The are lots of standards for bottom brackets, frames and chainsets; some are interchangeable and others are not.  The removal method is dependent on the type, so it’s important to make sure you know what you are dealing with.

My Poggio is the 2103 version and it’s the P1.5 model.  If yours is the same then you should be dealing with the same components.  If you have another model or year then things might be a little different.  Hopefully this post will still be interesting and provide an insight even so.

The 2013 Poggio frameset is the same for all models and so the one thing that’s consistent for sure is that the frame has a BB86 shell.  The shell is the part of the frame where the bearing cups are mounted into and in turn, the bearing cups have the bearings mounted into them.  Usually you replace the the bearings and cups together as one piece, unless you have a more expensive bottom bracket like one of the Hope ones.  The BB86 standard defines an 86.5 mm width, a 41 mm diameter and is push fit.  The photo below shows the frame with the bearing/cup removed and you can see the aluminium surface where the bearing cup sits once pushed in.

Mekk Poggio BB86 Shell
Mekk Poggio BB86 Shell

So, how to remove the chainset.  The GXP system incorporates a non-drive side crank that has a self-extracting bolt, this is what holds the whole chainset together.  If you look at the non-drive side crank you will see two hex bolts; a smaller one inside (and behind) another larger one.  When you undo the smaller one it pushes against the larger one (which should remain fixed and not rotate) and the crank arm should ease away from the spindle.  If the larger one rotates then you have a problem.  When you’ve wound out the nut far enough the whole crank arm should come away in your hand and the self-extracting nut will remain in place.  For my chainset the bolt is an 8 mm hex, this should be the same for yours but on a different model it may be different.  Note this will be very tight; it is a standard thread so undo it in the usual anti-clockwise rotation.

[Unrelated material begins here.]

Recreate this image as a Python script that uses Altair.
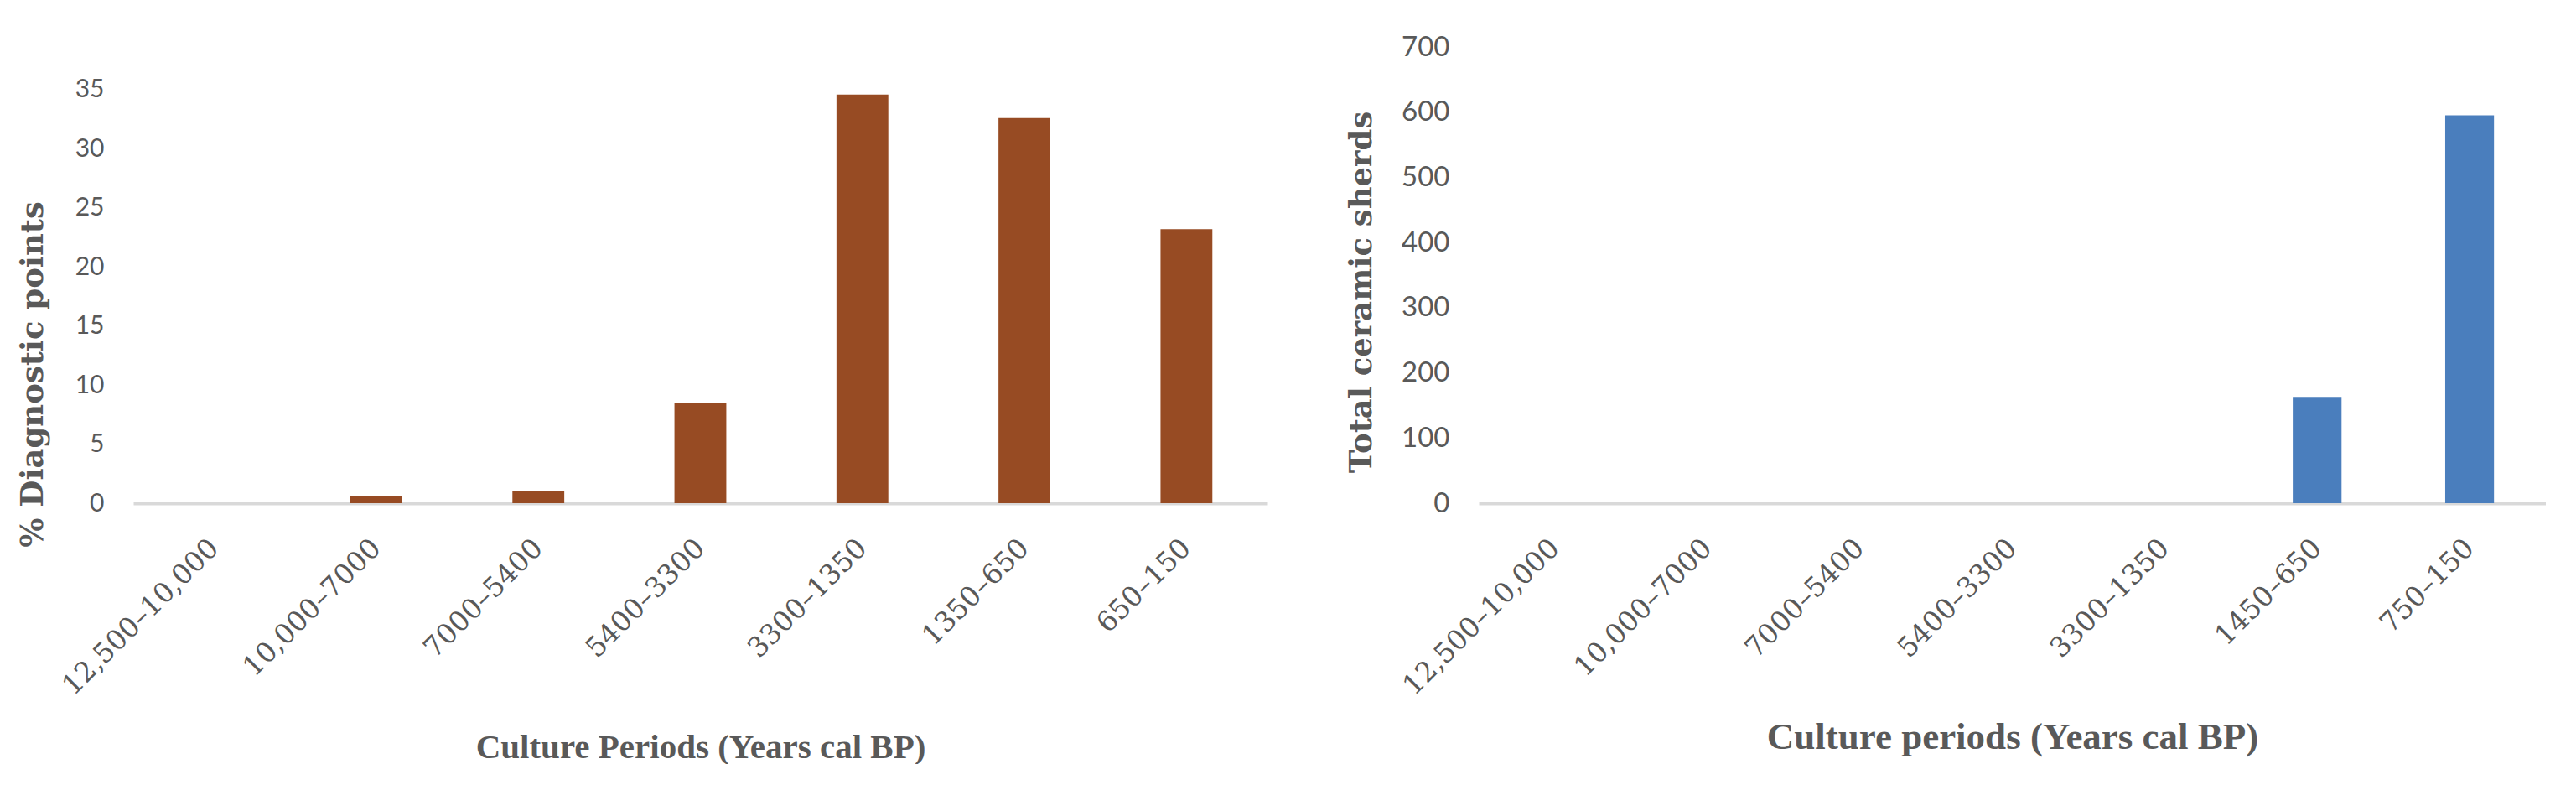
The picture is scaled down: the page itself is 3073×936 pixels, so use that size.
import altair as alt
import pandas as pd

# ---- data ----
periods_left = ["12,500–10,000", "10,000–7000", "7000–5400", "5400–3300",
                "3300–1350", "1350–650", "650–150"]
pct_diagnostic = [0, 0.6, 1.0, 8.5, 34.6, 32.6, 23.2]

periods_right = ["12,500–10,000", "10,000–7000", "7000–5400", "5400–3300",
                 "3300–1350", "1450–650", "750–150"]
ceramic_sherds = [0, 0, 0, 0, 0, 163, 595]

left_ticks = [0, 5, 10, 15, 20, 25, 30, 35]
right_ticks = [0, 100, 200, 300, 400, 500, 600, 700]

df_left = pd.DataFrame({"period": periods_left, "value": pct_diagnostic})
df_right = pd.DataFrame({"period": periods_right, "value": ceramic_sherds})

GRAY = "#595959"
AXIS_LINE = "#D9D9D9"


def x_axis(title, title_size, title_y):
    return alt.Axis(
        title=title,
        labelAngle=-45,
        labelAlign="right",
        labelBaseline="middle",
        labelFont="DejaVu Serif",
        labelFontSize=33,
        labelColor=GRAY,
        labelPadding=48,
        labelLimit=0,
        labelOverlap=False,
        ticks=False,
        domain=True,
        domainColor=AXIS_LINE,
        domainWidth=4,
        grid=False,
        titleFont="Liberation Serif",
        titleFontWeight="bold",
        titleFontSize=title_size,
        titleColor=GRAY,
        titleBaseline="top",
        titleY=title_y,
    )


def y_axis(title, ticks, label_size, title_x, title_y):
    return alt.Axis(
        title=title,
        values=ticks,
        labelFont="Lato",
        labelFontSize=label_size,
        labelColor=GRAY,
        labelPadding=35,
        ticks=False,
        domain=False,
        grid=False,
        titleFont="DejaVu Serif",
        titleFontWeight="bold",
        titleFontSize=37,
        titleColor=GRAY,
        titleX=title_x,
        titleY=title_y,
    )


left = alt.Chart(df_left).mark_bar(color="#974B23").encode(
    x=alt.X("period:N", sort=periods_left,
            scale=alt.Scale(paddingInner=0.68, paddingOuter=0.34),
            axis=x_axis("Culture Periods (Years cal BP)", 41, 271)),
    y=alt.Y("value:Q",
            scale=alt.Scale(domain=[0, 38.62], nice=False),
            axis=y_axis("% Diagnostic points", left_ticks, 30, -101, 390)),
).properties(width=1353, height=544)

right = alt.Chart(df_right).mark_bar(color="#4A7EBD").encode(
    x=alt.X("period:N", sort=periods_right,
            scale=alt.Scale(paddingInner=0.68, paddingOuter=0.34),
            axis=x_axis("Culture periods (Years cal BP)", 45, 256)),
    y=alt.Y("value:Q",
            scale=alt.Scale(domain=[0, 700], nice=False),
            axis=y_axis("Total ceramic  sherds", right_ticks, 33, -121, 292)),
).properties(width=1273, height=544)

chart = alt.hconcat(left, right, spacing=252, bounds="flush").properties(
    padding={"left": 12, "top": 32, "right": 0, "bottom": 0}
).configure_view(stroke=None)

chart.save("out.html", embed_options={"renderer": "svg", "actions": False})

A quick tap on the exposed end of the spindle with a rubber mallet should now see it pushed through and out the other side of the frame.  Release the chain from the chainring and you can put the whole chainset to one side and concentrate on removing the bottom bracket cups.

There are tools for removing the cups.  Buy and use one of these if you want to.  On the other hand I found that a suitable sized piece of wood dowel and a hammer did the job just fine.  Generally the better your tools the quicker and easier the job and the less care you need to take, but often you can still get the job done without the pro kit.  What you need to do no matter what tools you have is apply enough force to the back of the cup to pop it out of the frame.

The tools I used
The tools I used

I used wood because it ‘gives’ and therefore softens the blow.  The end of my wood dowel did deform in places which is exactly what you’d expect and the bearing cups came out just fine.  Because the dowel was smaller than the ID of the bearing cup I did have to tap the cup several times and work my way around the different sides in order to push it free but a little time and perseverance go a long way.

So that’s the cups/bearings out and I was indeed correct, one of them had seized.  The non-drive side wouldn’t turn at all.  As for fitting new ones; I’m still waiting for them to be delivered so that will have to be the content of another post.